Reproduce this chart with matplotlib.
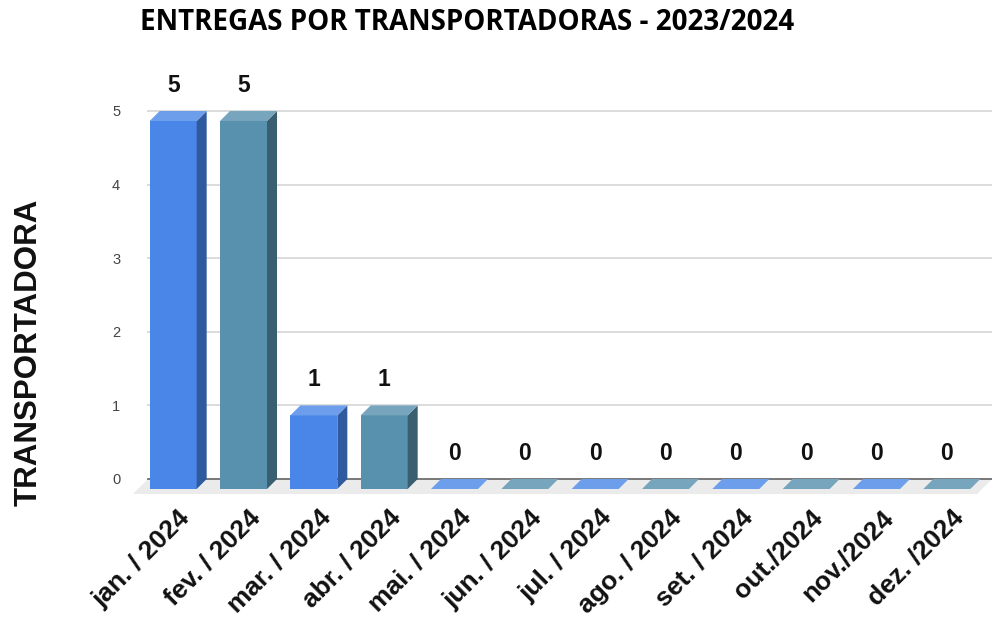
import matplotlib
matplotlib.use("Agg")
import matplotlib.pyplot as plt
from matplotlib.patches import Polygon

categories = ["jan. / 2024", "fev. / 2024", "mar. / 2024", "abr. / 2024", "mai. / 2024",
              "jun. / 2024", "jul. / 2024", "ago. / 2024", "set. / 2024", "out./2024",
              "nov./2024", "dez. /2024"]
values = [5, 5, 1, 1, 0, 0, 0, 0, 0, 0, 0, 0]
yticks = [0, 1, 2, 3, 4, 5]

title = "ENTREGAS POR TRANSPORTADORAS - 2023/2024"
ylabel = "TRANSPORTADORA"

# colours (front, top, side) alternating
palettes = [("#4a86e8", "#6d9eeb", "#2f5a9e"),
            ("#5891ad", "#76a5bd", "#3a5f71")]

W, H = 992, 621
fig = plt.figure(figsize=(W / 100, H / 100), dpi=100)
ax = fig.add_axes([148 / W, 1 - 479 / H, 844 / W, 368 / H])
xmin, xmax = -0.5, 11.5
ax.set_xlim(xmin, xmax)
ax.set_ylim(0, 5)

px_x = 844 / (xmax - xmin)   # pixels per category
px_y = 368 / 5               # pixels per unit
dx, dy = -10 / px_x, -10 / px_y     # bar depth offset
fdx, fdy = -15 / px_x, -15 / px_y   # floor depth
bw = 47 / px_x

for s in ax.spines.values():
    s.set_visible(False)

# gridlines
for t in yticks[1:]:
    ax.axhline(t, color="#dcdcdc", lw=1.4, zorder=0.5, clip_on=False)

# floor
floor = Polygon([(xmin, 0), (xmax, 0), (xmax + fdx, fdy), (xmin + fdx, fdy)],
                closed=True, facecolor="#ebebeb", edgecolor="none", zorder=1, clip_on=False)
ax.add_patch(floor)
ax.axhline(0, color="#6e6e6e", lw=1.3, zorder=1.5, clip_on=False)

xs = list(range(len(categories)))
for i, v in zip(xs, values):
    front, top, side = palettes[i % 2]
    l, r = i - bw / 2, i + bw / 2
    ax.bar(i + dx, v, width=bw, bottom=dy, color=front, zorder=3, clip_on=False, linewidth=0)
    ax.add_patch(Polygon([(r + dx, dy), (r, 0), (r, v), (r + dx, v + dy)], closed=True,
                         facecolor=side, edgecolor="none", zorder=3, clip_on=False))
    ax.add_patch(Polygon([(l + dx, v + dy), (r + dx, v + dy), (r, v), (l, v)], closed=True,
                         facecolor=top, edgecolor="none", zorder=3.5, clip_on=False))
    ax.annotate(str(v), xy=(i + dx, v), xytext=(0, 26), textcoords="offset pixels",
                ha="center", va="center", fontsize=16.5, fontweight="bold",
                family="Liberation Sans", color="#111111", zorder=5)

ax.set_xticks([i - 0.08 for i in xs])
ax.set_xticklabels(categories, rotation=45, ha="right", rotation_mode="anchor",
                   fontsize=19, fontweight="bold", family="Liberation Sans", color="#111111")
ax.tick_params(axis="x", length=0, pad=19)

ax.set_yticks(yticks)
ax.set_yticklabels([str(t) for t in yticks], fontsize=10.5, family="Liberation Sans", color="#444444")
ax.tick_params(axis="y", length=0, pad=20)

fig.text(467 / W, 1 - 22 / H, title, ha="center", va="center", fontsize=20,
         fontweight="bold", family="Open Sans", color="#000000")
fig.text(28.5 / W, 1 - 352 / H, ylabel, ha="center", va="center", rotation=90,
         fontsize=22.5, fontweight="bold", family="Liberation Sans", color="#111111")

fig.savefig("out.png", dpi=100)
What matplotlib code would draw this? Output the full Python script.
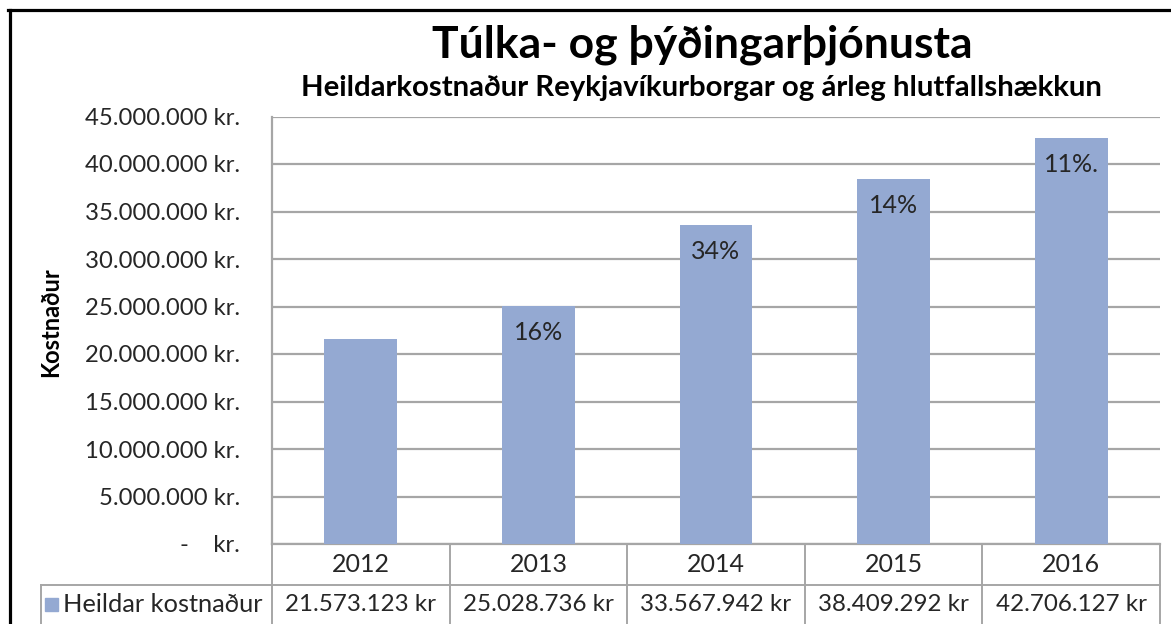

+++++

→ GIVEN REQUEST: Transcribe the full listing character for character. Pictures are excluded.

→ EXERCISE OUTPUT:
Reproduce this chart with matplotlib.
import matplotlib
matplotlib.use("Agg")
import matplotlib.pyplot as plt
from matplotlib.patches import Polygon

categories = ["jan. / 2024", "fev. / 2024", "mar. / 2024", "abr. / 2024", "mai. / 2024",
              "jun. / 2024", "jul. / 2024", "ago. / 2024", "set. / 2024", "out./2024",
              "nov./2024", "dez. /2024"]
values = [5, 5, 1, 1, 0, 0, 0, 0, 0, 0, 0, 0]
yticks = [0, 1, 2, 3, 4, 5]

title = "ENTREGAS POR TRANSPORTADORAS - 2023/2024"
ylabel = "TRANSPORTADORA"

# colours (front, top, side) alternating
palettes = [("#4a86e8", "#6d9eeb", "#2f5a9e"),
            ("#5891ad", "#76a5bd", "#3a5f71")]

W, H = 992, 621
fig = plt.figure(figsize=(W / 100, H / 100), dpi=100)
ax = fig.add_axes([148 / W, 1 - 479 / H, 844 / W, 368 / H])
xmin, xmax = -0.5, 11.5
ax.set_xlim(xmin, xmax)
ax.set_ylim(0, 5)

px_x = 844 / (xmax - xmin)   # pixels per category
px_y = 368 / 5               # pixels per unit
dx, dy = -10 / px_x, -10 / px_y     # bar depth offset
fdx, fdy = -15 / px_x, -15 / px_y   # floor depth
bw = 47 / px_x

for s in ax.spines.values():
    s.set_visible(False)

# gridlines
for t in yticks[1:]:
    ax.axhline(t, color="#dcdcdc", lw=1.4, zorder=0.5, clip_on=False)

# floor
floor = Polygon([(xmin, 0), (xmax, 0), (xmax + fdx, fdy), (xmin + fdx, fdy)],
                closed=True, facecolor="#ebebeb", edgecolor="none", zorder=1, clip_on=False)
ax.add_patch(floor)
ax.axhline(0, color="#6e6e6e", lw=1.3, zorder=1.5, clip_on=False)

xs = list(range(len(categories)))
for i, v in zip(xs, values):
    front, top, side = palettes[i % 2]
    l, r = i - bw / 2, i + bw / 2
    ax.bar(i + dx, v, width=bw, bottom=dy, color=front, zorder=3, clip_on=False, linewidth=0)
    ax.add_patch(Polygon([(r + dx, dy), (r, 0), (r, v), (r + dx, v + dy)], closed=True,
                         facecolor=side, edgecolor="none", zorder=3, clip_on=False))
    ax.add_patch(Polygon([(l + dx, v + dy), (r + dx, v + dy), (r, v), (l, v)], closed=True,
                         facecolor=top, edgecolor="none", zorder=3.5, clip_on=False))
    ax.annotate(str(v), xy=(i + dx, v), xytext=(0, 26), textcoords="offset pixels",
                ha="center", va="center", fontsize=16.5, fontweight="bold",
                family="Liberation Sans", color="#111111", zorder=5)

ax.set_xticks([i - 0.08 for i in xs])
ax.set_xticklabels(categories, rotation=45, ha="right", rotation_mode="anchor",
                   fontsize=19, fontweight="bold", family="Liberation Sans", color="#111111")
ax.tick_params(axis="x", length=0, pad=19)

ax.set_yticks(yticks)
ax.set_yticklabels([str(t) for t in yticks], fontsize=10.5, family="Liberation Sans", color="#444444")
ax.tick_params(axis="y", length=0, pad=20)

fig.text(467 / W, 1 - 22 / H, title, ha="center", va="center", fontsize=20,
         fontweight="bold", family="Open Sans", color="#000000")
fig.text(28.5 / W, 1 - 352 / H, ylabel, ha="center", va="center", rotation=90,
         fontsize=22.5, fontweight="bold", family="Liberation Sans", color="#111111")

fig.savefig("out.png", dpi=100)
What matplotlib code would draw this? Output the full Python script.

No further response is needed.